Canadians elsewhere will pay provincial prices on carbon. British Columbia, Alberta and Quebec have existing plans, while Nova Scotia, Prince Edward Island and Newfoundland and Labrador will introduce their own version of carbon pricing, and their governments will allocate revenue as they see fit.

In the Commons on Monday, Mr. Trudeau defended the government’s approach and challenged Conservative Leader Andrew Scheer to put forward his own plan that would see Canada meet its international commitments under the Paris climate accord. Mr. Trudeau said the Conservatives want to “make pollution free again.”

“We are moving forward on ensuring that we grow our economy and protect our environment, including fighting climate change and meeting our Paris targets at the same time,” the Prime Minister said.

In his Tuesday speech, Mr. Trudeau will point to the recent report from the United Nations Intergovernmental Panel on Climate Change (IPCC), which called for urgent action to avert catastrophic climate change. The IPCC warned of impacts including more deaths and climate refugees due to extreme weather and rising seas, as well as a greater rate of species extinction.

In a weekend CBC radio interview, Mr. Scheer said the Conservatives would release a climate plan before the October, 2019, election. He said the focus will be “on the need for Canada to reduce global emissions,” but refused to say whether it would commit Canada to meeting its target under the Paris accord. Under that objective, first laid down by former Conservative prime minister Stephen Harper, Canada pledged to reduce GHG emissions by 30 per cent below 2005 levels by 2030.

Saskatchewan’s Mr. Moe has argued that Canada needs to develop technology that would reduce GHGs from fossil-fuel extraction and combustion to sell it to the world. The Ontario government last week announced it is looking for input from citizens as it fashions a plan that would also focus on technology.
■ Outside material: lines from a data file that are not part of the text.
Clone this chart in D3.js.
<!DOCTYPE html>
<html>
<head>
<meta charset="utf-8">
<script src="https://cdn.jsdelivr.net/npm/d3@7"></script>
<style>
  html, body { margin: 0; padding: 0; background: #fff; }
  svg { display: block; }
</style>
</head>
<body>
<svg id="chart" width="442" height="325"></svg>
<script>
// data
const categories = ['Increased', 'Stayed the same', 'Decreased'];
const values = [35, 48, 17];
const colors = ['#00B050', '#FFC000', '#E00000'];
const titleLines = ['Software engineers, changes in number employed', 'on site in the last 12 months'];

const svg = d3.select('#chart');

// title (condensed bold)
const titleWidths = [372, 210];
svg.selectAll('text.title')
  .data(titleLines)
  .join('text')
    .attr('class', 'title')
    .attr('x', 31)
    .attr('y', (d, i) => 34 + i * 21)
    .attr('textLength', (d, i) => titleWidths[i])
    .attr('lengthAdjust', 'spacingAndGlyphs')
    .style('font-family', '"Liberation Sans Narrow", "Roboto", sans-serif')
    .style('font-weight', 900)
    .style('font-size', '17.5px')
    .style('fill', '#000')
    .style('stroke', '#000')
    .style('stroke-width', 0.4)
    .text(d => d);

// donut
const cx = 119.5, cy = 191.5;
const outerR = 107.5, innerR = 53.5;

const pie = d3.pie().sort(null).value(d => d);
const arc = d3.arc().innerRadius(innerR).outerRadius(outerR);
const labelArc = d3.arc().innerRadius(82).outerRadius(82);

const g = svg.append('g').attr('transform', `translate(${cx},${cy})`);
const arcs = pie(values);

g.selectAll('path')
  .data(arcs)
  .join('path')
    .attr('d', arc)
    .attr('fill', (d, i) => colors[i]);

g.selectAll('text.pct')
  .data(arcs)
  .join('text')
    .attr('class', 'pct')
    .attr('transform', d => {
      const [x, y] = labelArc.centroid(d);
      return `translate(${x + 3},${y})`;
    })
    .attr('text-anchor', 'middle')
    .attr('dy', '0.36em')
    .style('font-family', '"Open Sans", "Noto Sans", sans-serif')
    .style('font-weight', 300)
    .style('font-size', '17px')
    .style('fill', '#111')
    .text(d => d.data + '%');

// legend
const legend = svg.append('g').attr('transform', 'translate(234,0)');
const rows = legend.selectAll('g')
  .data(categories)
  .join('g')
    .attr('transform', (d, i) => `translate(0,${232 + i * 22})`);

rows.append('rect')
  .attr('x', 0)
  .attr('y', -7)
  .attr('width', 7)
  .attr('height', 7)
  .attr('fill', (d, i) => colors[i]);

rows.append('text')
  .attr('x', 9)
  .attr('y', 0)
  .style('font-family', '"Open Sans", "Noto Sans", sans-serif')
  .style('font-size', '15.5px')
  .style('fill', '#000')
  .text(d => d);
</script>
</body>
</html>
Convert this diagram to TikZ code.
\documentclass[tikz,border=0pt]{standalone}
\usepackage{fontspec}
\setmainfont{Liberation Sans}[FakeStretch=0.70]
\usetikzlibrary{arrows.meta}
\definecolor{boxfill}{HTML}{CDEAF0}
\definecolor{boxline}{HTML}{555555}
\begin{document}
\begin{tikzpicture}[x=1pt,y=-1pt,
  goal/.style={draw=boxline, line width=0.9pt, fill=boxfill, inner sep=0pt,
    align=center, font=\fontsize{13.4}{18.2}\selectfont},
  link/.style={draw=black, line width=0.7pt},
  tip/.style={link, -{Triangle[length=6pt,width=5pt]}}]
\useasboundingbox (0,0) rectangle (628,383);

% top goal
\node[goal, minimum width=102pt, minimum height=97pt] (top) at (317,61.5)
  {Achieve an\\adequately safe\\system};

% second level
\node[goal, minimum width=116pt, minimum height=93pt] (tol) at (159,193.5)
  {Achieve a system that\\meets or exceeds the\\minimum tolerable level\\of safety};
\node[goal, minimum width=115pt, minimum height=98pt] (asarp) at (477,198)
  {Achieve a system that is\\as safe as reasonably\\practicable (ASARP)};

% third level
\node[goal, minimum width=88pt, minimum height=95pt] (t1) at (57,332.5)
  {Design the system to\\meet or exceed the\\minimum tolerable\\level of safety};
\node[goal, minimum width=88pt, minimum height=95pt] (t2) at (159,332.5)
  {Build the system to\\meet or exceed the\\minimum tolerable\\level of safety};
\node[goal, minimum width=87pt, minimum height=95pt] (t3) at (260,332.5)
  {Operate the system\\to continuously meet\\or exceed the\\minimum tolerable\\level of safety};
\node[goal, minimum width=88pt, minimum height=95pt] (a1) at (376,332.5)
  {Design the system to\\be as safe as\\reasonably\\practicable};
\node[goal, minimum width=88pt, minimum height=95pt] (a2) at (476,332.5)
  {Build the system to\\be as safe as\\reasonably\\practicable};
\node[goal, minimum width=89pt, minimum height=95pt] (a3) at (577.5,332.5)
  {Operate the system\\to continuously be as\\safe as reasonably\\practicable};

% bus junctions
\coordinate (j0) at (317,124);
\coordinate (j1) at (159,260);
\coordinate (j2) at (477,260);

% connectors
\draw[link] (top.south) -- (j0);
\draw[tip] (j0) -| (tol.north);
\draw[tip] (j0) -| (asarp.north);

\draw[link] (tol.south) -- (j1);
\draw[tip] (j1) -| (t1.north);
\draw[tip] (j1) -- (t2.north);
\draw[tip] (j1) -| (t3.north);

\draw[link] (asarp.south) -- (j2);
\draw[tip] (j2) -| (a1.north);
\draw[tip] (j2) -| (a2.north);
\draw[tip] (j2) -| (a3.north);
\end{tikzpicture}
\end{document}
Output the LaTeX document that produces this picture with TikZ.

Many environmental economists support carbon pricing as the most efficient approach to provide incentives for businesses and consumers to cut GHG emissions. Even global oil companies such as Suncor Energy Corp. and Exxon Mobil Corp. have backed the idea of carbon taxes.

British Columbia introduced a carbon tax in 2008 and accompanied it with cuts to personal and corporate income taxes. Most households in B.C. made out far better with the tax cuts than they paid in the carbon levy. Between 2007 and 2015, the province’s economy grew more than 17 per cent, while GHG emissions declined by 4.7 per cent.

Still, the imposition of a new tax remains a tough sell politically, said David McLaughlin, Ottawa-based director for climate change at the International Institute for Sustainable Development.

“The threshold for new taxes is pretty low," Mr. McLaughlin said. "And so there is a real onus on the government to explain not just how it will work but why it actually matters. … They have to persuade people that this needs to happen” to avert the worst impacts of climate change, he said.